ほぼ足りてまだ欲 その先

「ほぼ足りてまだ欲」がはてなダイヤリーの廃止にともないこちらに移りました。

海洋汚染

 そう、あれは1972年くらいの話だから、いまをさること40年ほど前ということになる。
 当時造船所で働いていた私が残業で事務所に残っていたときに、修繕船の現場担当者から電話がかかってきて、大変だ、油水分離器が壊れて油がドックサイドにこぼれた!という。

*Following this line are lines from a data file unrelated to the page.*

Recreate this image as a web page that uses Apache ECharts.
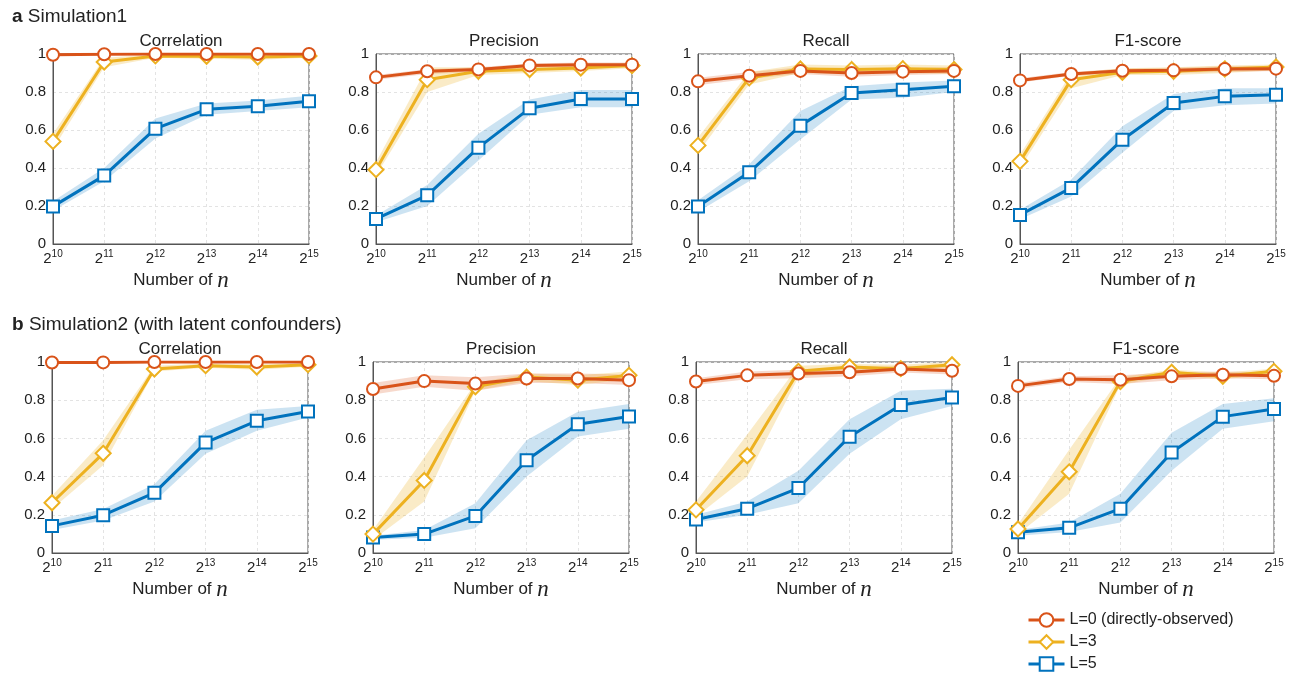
<!DOCTYPE html>
<html><head><meta charset="utf-8">
<script src="https://cdn.jsdelivr.net/npm/echarts@6/dist/echarts.min.js"></script>
<style>html,body{margin:0;padding:0;background:#fff}#c{width:1299px;height:677px}</style>
</head><body><div id="c"></div>
<script>
// x tick labels: exponents of 2
const xExps = ['10','11','12','13','14','15'];
const panelTitles = ['Correlation','Precision','Recall','F1-score'];
const rowTitles = ['Simulation1','Simulation2 (with latent confounders)'];
const rowLetters = ['a','b'];
const seriesNames = ['L=0 (directly-observed)','L=3','L=5'];

// ---- Simulation1 ----
const s1CorrL0   = [0.996, 0.999, 1.0, 1.0, 1.0, 1.0];
const s1CorrL0Lo = [0.99, 0.997, 0.998, 0.998, 0.998, 0.998];
const s1CorrL0Hi = [1.0, 1.0, 1.0, 1.0, 1.0, 1.0];
const s1CorrL3   = [0.54, 0.958, 0.99, 0.988, 0.984, 0.99];
const s1CorrL3Lo = [0.50, 0.93, 0.98, 0.975, 0.97, 0.98];
const s1CorrL3Hi = [0.58, 0.98, 0.997, 0.995, 0.995, 0.997];
const s1CorrL5   = [0.198, 0.36, 0.607, 0.709, 0.725, 0.751];
const s1CorrL5Lo = [0.175, 0.33, 0.555, 0.68, 0.70, 0.72];
const s1CorrL5Hi = [0.225, 0.40, 0.66, 0.74, 0.755, 0.78];

const s1PrecL0   = [0.877, 0.909, 0.919, 0.94, 0.944, 0.944];
const s1PrecL0Lo = [0.865, 0.895, 0.905, 0.93, 0.932, 0.933];
const s1PrecL0Hi = [0.89, 0.92, 0.93, 0.95, 0.955, 0.955];
const s1PrecL3   = [0.391, 0.865, 0.909, 0.918, 0.926, 0.939];
const s1PrecL3Lo = [0.36, 0.80, 0.89, 0.90, 0.91, 0.925];
const s1PrecL3Hi = [0.43, 0.93, 0.93, 0.935, 0.94, 0.95];
const s1PrecL5   = [0.132, 0.256, 0.507, 0.714, 0.763, 0.763];
const s1PrecL5Lo = [0.115, 0.20, 0.44, 0.68, 0.72, 0.72];
const s1PrecL5Hi = [0.15, 0.31, 0.58, 0.76, 0.81, 0.81];

const s1RecL0   = [0.856, 0.886, 0.911, 0.900, 0.907, 0.911];
const s1RecL0Lo = [0.835, 0.87, 0.895, 0.88, 0.89, 0.895];
const s1RecL0Hi = [0.875, 0.905, 0.93, 0.92, 0.925, 0.93];
const s1RecL3   = [0.519, 0.874, 0.921, 0.918, 0.923, 0.918];
const s1RecL3Lo = [0.48, 0.84, 0.90, 0.895, 0.90, 0.895];
const s1RecL3Hi = [0.56, 0.905, 0.945, 0.94, 0.945, 0.94];
const s1RecL5   = [0.198, 0.377, 0.623, 0.795, 0.812, 0.830];
const s1RecL5Lo = [0.17, 0.33, 0.55, 0.76, 0.77, 0.80];
const s1RecL5Hi = [0.23, 0.42, 0.70, 0.83, 0.85, 0.86];

const s1F1L0   = [0.861, 0.895, 0.912, 0.914, 0.921, 0.923];
const s1F1L0Lo = [0.85, 0.885, 0.90, 0.90, 0.905, 0.91];
const s1F1L0Hi = [0.872, 0.905, 0.922, 0.928, 0.935, 0.935];
const s1F1L3   = [0.435, 0.865, 0.904, 0.909, 0.921, 0.932];
const s1F1L3Lo = [0.40, 0.82, 0.89, 0.89, 0.90, 0.915];
const s1F1L3Hi = [0.47, 0.90, 0.925, 0.93, 0.94, 0.945];
const s1F1L5   = [0.153, 0.295, 0.549, 0.742, 0.777, 0.786];
const s1F1L5Lo = [0.13, 0.25, 0.48, 0.70, 0.73, 0.74];
const s1F1L5Hi = [0.18, 0.34, 0.62, 0.79, 0.82, 0.82];

// ---- Simulation2 ----
const s2CorrL0   = [0.997, 0.998, 1.0, 1.0, 1.0, 1.0];
const s2CorrL0Lo = [0.99, 0.995, 0.998, 0.998, 0.998, 0.998];
const s2CorrL0Hi = [1.0, 1.0, 1.0, 1.0, 1.0, 1.0];
const s2CorrL3   = [0.263, 0.522, 0.963, 0.981, 0.974, 0.986];
const s2CorrL3Lo = [0.23, 0.46, 0.95, 0.97, 0.96, 0.975];
const s2CorrL3Hi = [0.30, 0.59, 0.98, 0.992, 0.988, 0.995];
const s2CorrL5   = [0.142, 0.198, 0.315, 0.578, 0.692, 0.741];
const s2CorrL5Lo = [0.12, 0.17, 0.27, 0.52, 0.64, 0.71];
const s2CorrL5Hi = [0.17, 0.23, 0.36, 0.64, 0.75, 0.77];

const s2PrecL0   = [0.859, 0.900, 0.887, 0.914, 0.914, 0.905];
const s2PrecL0Lo = [0.83, 0.87, 0.85, 0.89, 0.89, 0.88];
const s2PrecL0Hi = [0.89, 0.93, 0.92, 0.94, 0.94, 0.935];
const s2PrecL3   = [0.099, 0.38, 0.87, 0.921, 0.905, 0.93];
const s2PrecL3Lo = [0.07, 0.27, 0.85, 0.90, 0.88, 0.91];
const s2PrecL3Hi = [0.12, 0.50, 0.89, 0.94, 0.93, 0.95];
const s2PrecL5   = [0.081, 0.099, 0.194, 0.486, 0.674, 0.715];
const s2PrecL5Lo = [0.07, 0.08, 0.13, 0.40, 0.61, 0.65];
const s2PrecL5Hi = [0.09, 0.12, 0.26, 0.59, 0.74, 0.78];

const s2RecL0   = [0.898, 0.930, 0.940, 0.946, 0.963, 0.954];
const s2RecL0Lo = [0.88, 0.91, 0.915, 0.925, 0.945, 0.935];
const s2RecL0Hi = [0.915, 0.95, 0.96, 0.965, 0.98, 0.97];
const s2RecL3   = [0.226, 0.509, 0.951, 0.974, 0.965, 0.986];
const s2RecL3Lo = [0.19, 0.40, 0.92, 0.955, 0.95, 0.97];
const s2RecL3Hi = [0.27, 0.62, 0.98, 0.99, 0.985, 1.0];
const s2RecL5   = [0.175, 0.232, 0.340, 0.609, 0.775, 0.814];
const s2RecL5Lo = [0.16, 0.20, 0.26, 0.52, 0.70, 0.77];
const s2RecL5Hi = [0.20, 0.27, 0.43, 0.70, 0.85, 0.86];

const s2F1L0   = [0.875, 0.911, 0.907, 0.925, 0.933, 0.928];
const s2F1L0Lo = [0.86, 0.895, 0.885, 0.905, 0.915, 0.91];
const s2F1L0Hi = [0.89, 0.925, 0.93, 0.945, 0.95, 0.945];
const s2F1L3   = [0.126, 0.425, 0.898, 0.946, 0.925, 0.951];
const s2F1L3Lo = [0.10, 0.31, 0.88, 0.93, 0.91, 0.935];
const s2F1L3Hi = [0.15, 0.54, 0.92, 0.96, 0.945, 0.965];
const s2F1L5   = [0.109, 0.132, 0.232, 0.526, 0.714, 0.754];
const s2F1L5Lo = [0.09, 0.11, 0.16, 0.43, 0.65, 0.69];
const s2F1L5Hi = [0.12, 0.16, 0.31, 0.63, 0.78, 0.81];

const panels = [
  [[s1CorrL0,s1CorrL0Lo,s1CorrL0Hi],[s1CorrL3,s1CorrL3Lo,s1CorrL3Hi],[s1CorrL5,s1CorrL5Lo,s1CorrL5Hi]],
  [[s1PrecL0,s1PrecL0Lo,s1PrecL0Hi],[s1PrecL3,s1PrecL3Lo,s1PrecL3Hi],[s1PrecL5,s1PrecL5Lo,s1PrecL5Hi]],
  [[s1RecL0,s1RecL0Lo,s1RecL0Hi],[s1RecL3,s1RecL3Lo,s1RecL3Hi],[s1RecL5,s1RecL5Lo,s1RecL5Hi]],
  [[s1F1L0,s1F1L0Lo,s1F1L0Hi],[s1F1L3,s1F1L3Lo,s1F1L3Hi],[s1F1L5,s1F1L5Lo,s1F1L5Hi]],
  [[s2CorrL0,s2CorrL0Lo,s2CorrL0Hi],[s2CorrL3,s2CorrL3Lo,s2CorrL3Hi],[s2CorrL5,s2CorrL5Lo,s2CorrL5Hi]],
  [[s2PrecL0,s2PrecL0Lo,s2PrecL0Hi],[s2PrecL3,s2PrecL3Lo,s2PrecL3Hi],[s2PrecL5,s2PrecL5Lo,s2PrecL5Hi]],
  [[s2RecL0,s2RecL0Lo,s2RecL0Hi],[s2RecL3,s2RecL3Lo,s2RecL3Hi],[s2RecL5,s2RecL5Lo,s2RecL5Hi]],
  [[s2F1L0,s2F1L0Lo,s2F1L0Hi],[s2F1L3,s2F1L3Lo,s2F1L3Hi],[s2F1L5,s2F1L5Lo,s2F1L5Hi]]
];

// ---- styling / layout ----
const FONT = "'Liberation Sans', Arial, Helvetica, sans-serif";
const lineColors = ['#D95319', '#EDB120', '#0072BD'];
const bandColors = ['rgba(217,83,25,0.22)', 'rgba(237,177,32,0.25)', 'rgba(0,114,189,0.2)'];
const symbols = ['emptyCircle', 'emptyDiamond', 'emptyRect'];
const symbolSizes = [12, 15, 12];
const gridLefts = [[53, 376, 698, 1020], [52, 373, 696, 1018]];
const gridTops = [54, 362];
const gridW = 256, gridHs = [190, 191];

const grids = [], xAxes = [], yAxes = [], series = [], titles = [];
const cats = xExps.map(e => '2^' + e);

rowLetters.forEach((l, r) => {
  titles.push({
    text: '{b|' + l + '} ' + rowTitles[r], left: 12, top: r === 0 ? 7 : 315, padding: 0,
    textStyle: { fontFamily: FONT, fontSize: 19, fontWeight: 'normal', color: '#222',
      rich: { b: { fontFamily: FONT, fontSize: 19, fontWeight: 'bold', color: '#222' } } }
  });
});

panels.forEach((p, i) => {
  const r = Math.floor(i / 4), c = i % 4;
  const left = gridLefts[r][c], top = gridTops[r], h = gridHs[r];
  grids.push({ left: left, top: top, width: gridW, height: h, show: true,
    borderColor: '#555', borderWidth: 1, backgroundColor: 'transparent' });
  titles.push({ text: panelTitles[c], left: left + gridW / 2, top: top - 21, textAlign: 'center', padding: 0,
    textStyle: { fontFamily: FONT, fontSize: 17, fontWeight: 'normal', color: '#222' } });
  xAxes.push({
    type: 'category', gridIndex: i, data: cats, boundaryGap: false,
    axisLine: { lineStyle: { color: '#555', width: 1 } }, axisTick: { show: false },
    axisLabel: {
      margin: 5, color: '#222', interval: 0,
      formatter: (v) => '{b|2}{s|' + v.split('^')[1] + '}',
      rich: { b: { fontFamily: FONT, fontSize: 15, color: '#222' },
              s: { fontFamily: FONT, fontSize: 10, color: '#222', padding: [0, 0, 9, 0] } }
    },
    splitLine: { show: true, interval: 0, lineStyle: { color: '#e3e3e3', type: [3, 3], width: 1 } },
    name: '{a|Number of }{n|n}', nameLocation: 'middle', nameGap: 25,
    nameTextStyle: { rich: {
      a: { fontFamily: FONT, fontSize: 17, color: '#222' },
      n: { fontFamily: "'Liberation Serif', 'DejaVu Serif', serif", fontStyle: 'italic', fontSize: 23, color: '#222' } } }
  });
  yAxes.push({
    type: 'value', gridIndex: i, min: 0, max: 1, interval: 0.2,
    axisLine: { show: true, lineStyle: { color: '#555', width: 1 } }, axisTick: { show: false },
    axisLabel: { fontFamily: FONT, fontSize: 15, color: '#222', margin: 7 },
    splitLine: { show: true, lineStyle: { color: '#e3e3e3', type: [3, 3], width: 1 } }
  });
  // bands
  p.forEach((lev, k) => {
    const lo = lev[1], hi = lev[2];
    const st = 'band' + i + '_' + k;
    series.push({ type: 'line', name: 'band', xAxisIndex: i, yAxisIndex: i, data: lo, stack: st,
      symbol: 'none', silent: true, lineStyle: { opacity: 0 }, z: 1, animation: false });
    series.push({ type: 'line', name: 'band', xAxisIndex: i, yAxisIndex: i,
      data: hi.map((v, j) => +(v - lo[j]).toFixed(4)), stack: st,
      symbol: 'none', silent: true, lineStyle: { opacity: 0 },
      areaStyle: { color: bandColors[k], opacity: 1 }, z: 1, animation: false });
  });
  // lines (blue first, red on top)
  [2, 1, 0].forEach((k) => {
    series.push({ type: 'line', name: seriesNames[k], xAxisIndex: i, yAxisIndex: i, data: p[k][0],
      symbol: symbols[k], symbolSize: symbolSizes[k], showAllSymbol: true,
      lineStyle: { color: lineColors[k], width: 3 },
      itemStyle: { color: lineColors[k], borderWidth: 2 },
      z: 3 + (2 - k), animation: false, clip: true });
  });
});

const chart = echarts.init(document.getElementById('c'));
chart.setOption({
  backgroundColor: '#fff',
  animation: false,
  title: titles,
  grid: grids, xAxis: xAxes, yAxis: yAxes, series: series,
  legend: {
    data: seriesNames, orient: 'vertical', left: 1027, top: 612, padding: 0,
    itemWidth: 36, itemHeight: 17, itemGap: 6,
    lineStyle: { width: 3 },
    itemStyle: { borderWidth: 2 },
    textStyle: { fontFamily: FONT, fontSize: 16, color: '#222' }
  }
});
</script></body></html>
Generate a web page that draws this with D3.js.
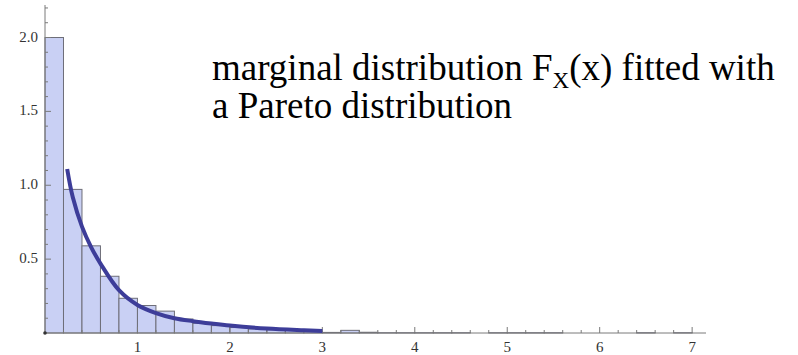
<!DOCTYPE html>
<html>
<head>
<meta charset="utf-8">
<script src="https://cdn.jsdelivr.net/npm/d3@7"></script>
<style>
  body { margin: 0; background: #fff; }
  svg { display: block; }
</style>
</head>
<body>
<div id="chart"></div>
<script>
// histogram bins (width 0.2) and heights
var binStarts = [0, 0.2, 0.4, 0.6, 0.8, 1.0, 1.2, 1.4, 1.6, 1.8, 2.0, 2.2, 2.4, 2.6, 2.8,
  3.0, 3.2, 3.4, 3.6, 3.8, 4.0, 4.2, 4.4, 4.8, 5.0, 5.2, 5.4, 6.4, 6.8];
var binHeights = [2.0, 0.972, 0.59, 0.384, 0.235, 0.186, 0.148, 0.095, 0.066, 0.05, 0.037, 0.028, 0.022, 0.018, 0.013,
  0.004, 0.018, 0.005, 0.002, 0.002, 0.002, 0.002, 0.002, 0.002, 0.002, 0.002, 0.002, 0.002, 0.002];
var binWidth = 0.2;

// fitted Pareto curve
var curveX = [0.24, 0.3, 0.4, 0.5, 0.6, 0.8, 1.0, 1.2, 1.4, 1.6, 1.8, 2.0, 2.4, 2.8, 3.0];
var curveY = [1.11, 0.92, 0.72, 0.58, 0.47, 0.29, 0.19, 0.135, 0.1, 0.08, 0.064, 0.05, 0.03, 0.018, 0.013];

var xTicks = [1, 2, 3, 4, 5, 6, 7];
var yTicks = [0.5, 1.0, 1.5, 2.0];

var width = 798, height = 355;
var serif = "Liberation Serif";

var svg = d3.select("#chart").append("svg")
  .attr("width", width)
  .attr("height", height);

var x = d3.scaleLinear().domain([0, 7.15]).range([45, 706]);
var y = d3.scaleLinear().domain([0, 2.22]).range([333, 5]);

// bars
svg.append("g").selectAll("rect")
  .data(binStarts)
  .enter().append("rect")
  .attr("x", function (d) { return x(d); })
  .attr("y", function (d, i) { return y(binHeights[i]); })
  .attr("width", function (d) { return x(d + binWidth) - x(d); })
  .attr("height", function (d, i) { return y(0) - y(binHeights[i]); })
  .style("fill", "#c9d0f4")
  .style("stroke", "#6e6e78")
  .style("stroke-width", 1);

// axes (Mathematica style: ticks inside)
var axisColor = "#7a7a7a";
svg.append("line")
  .attr("x1", x(0)).attr("x2", x(7.15))
  .attr("y1", y(0)).attr("y2", y(0))
  .style("stroke", axisColor).style("stroke-width", 1);
svg.append("line")
  .attr("x1", x(0)).attr("x2", x(0))
  .attr("y1", y(0)).attr("y2", y(2.22))
  .style("stroke", axisColor).style("stroke-width", 1);

// x ticks, minor every 0.2
var xMinor = d3.range(0.2, 7.15, 0.2).map(function (d) { return Math.round(d * 10) / 10; });
svg.append("g").selectAll("line")
  .data(xMinor)
  .enter().append("line")
  .attr("x1", function (d) { return x(d); })
  .attr("x2", function (d) { return x(d); })
  .attr("y1", y(0))
  .attr("y2", function (d) { return xTicks.indexOf(d) >= 0 ? y(0) - 6 : y(0) - 3; })
  .style("stroke", axisColor);

// y ticks, minor every 0.1
var yMinor = d3.range(0.1, 2.21, 0.1).map(function (d) { return Math.round(d * 10) / 10; });
svg.append("g").selectAll("line")
  .data(yMinor)
  .enter().append("line")
  .attr("x1", x(0))
  .attr("x2", function (d) { return yTicks.indexOf(d) >= 0 ? x(0) + 6 : x(0) + 3; })
  .attr("y1", function (d) { return y(d); })
  .attr("y2", function (d) { return y(d); })
  .style("stroke", axisColor);

svg.append("g").selectAll("text")
  .data(xTicks)
  .enter().append("text")
  .attr("x", function (d) { return x(d); })
  .attr("y", 352)
  .attr("text-anchor", "middle")
  .attr("font-family", serif)
  .attr("font-size", 15)
  .attr("fill", "#333")
  .text(function (d) { return d; });

svg.append("g").selectAll("text")
  .data(yTicks)
  .enter().append("text")
  .attr("x", 38)
  .attr("y", function (d) { return y(d) + 4; })
  .attr("text-anchor", "end")
  .attr("font-family", serif)
  .attr("font-size", 15)
  .attr("fill", "#333")
  .text(function (d) { return d.toFixed(1); });

svg.append("circle")
  .attr("cx", x(0)).attr("cy", y(0)).attr("r", 1.8)
  .style("fill", "#333");

// fitted curve
var line = d3.line()
  .x(function (d) { return x(d[0]); })
  .y(function (d) { return y(d[1]); })
  .curve(d3.curveCatmullRom);

svg.append("path")
  .datum(d3.zip(curveX, curveY))
  .attr("d", line)
  .style("fill", "none")
  .style("stroke", "#3d3d99")
  .style("stroke-width", 4);

// annotation
var note = svg.append("text")
  .attr("x", 212)
  .attr("y", 80)
  .attr("font-family", serif)
  .attr("font-size", 37)
  .attr("fill", "#000");
note.append("tspan").text("marginal distribution F");
note.append("tspan").attr("dy", 8).attr("font-size", 23).text("X");
note.append("tspan").attr("dy", -8).text("(x) fitted with");

svg.append("text")
  .attr("x", 212)
  .attr("y", 118)
  .attr("font-family", serif)
  .attr("font-size", 37)
  .attr("fill", "#000")
  .text("a Pareto distribution");
</script>
</body>
</html>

古い船が修理に入ると、船底に溜まったビルジという、まぁ、なんだかわからない油まみれの液体を吸い取って、それを遠心分離器のようなものにかけて油と水に分けて、それをまた処理する。ところがそれが壊れて溢れて、岸壁に流れ出しちゃったというわけだ。
 そりゃ大変だ、おおごとになる。それでなくても造船所は油を扱うから海上保安庁から目の敵にされている。一緒に仕事に残っていたうちの事務所の3人が走り出すと、他からもばらばらと人が出てきて、現場でどうするといっているうちに誰かが「そうだ、中和剤が倉庫にたくさんあるから、あれをぶん撒いて中和させれば油は分解して沈んじゃうからばれないよ!」というのでみんなでリヤカーに一斗缶をいくつものっけて運び、バンバンぶん撒いた。
 悪いことはできないもので、こっちもだ、あっちもだと海面を照らしながらやっているところに海上保安庁の船がやってきちゃった。あっちは強いサーチライトを持っているから直ぐさま照らし出されて何をやっているのかがばれた。翌日、偉い人たちは海上保安庁に呼び出されてしこたま怒られた。隠そうとしたんだから余計悪い。
 しかし、話はこれで終わらなかった。数週間経って、そのドックサイドに係船されていた新造船が完成して試運転に出た。順調に走らせて、ドライドックに入れて船体の塗装を点検したときにビックラこいた。ぶん撒いた時に中和剤はこぼれた油を分解するのと同時に船体に塗ってあったペンキまで分解しちゃったのだ。
 愚かな考えはあとでえらいことに繋がるという教訓の典型だった。あれからは工場の周りにオイルフェンスを回しておくことになった。なんでもっと前から思いつかなかったのかと思ったけれど、多分そんなことをしたら金がかかるからだったのだろう。それに当時は環境に対する影響についてうるさくいうと煙たがられる傾向にあったことは否めない。
 この時代に、どんなに放射能に汚染された水をだらだら海洋に垂れ流しても誰一人としてお咎めを受けないのはどうしても理解ができない。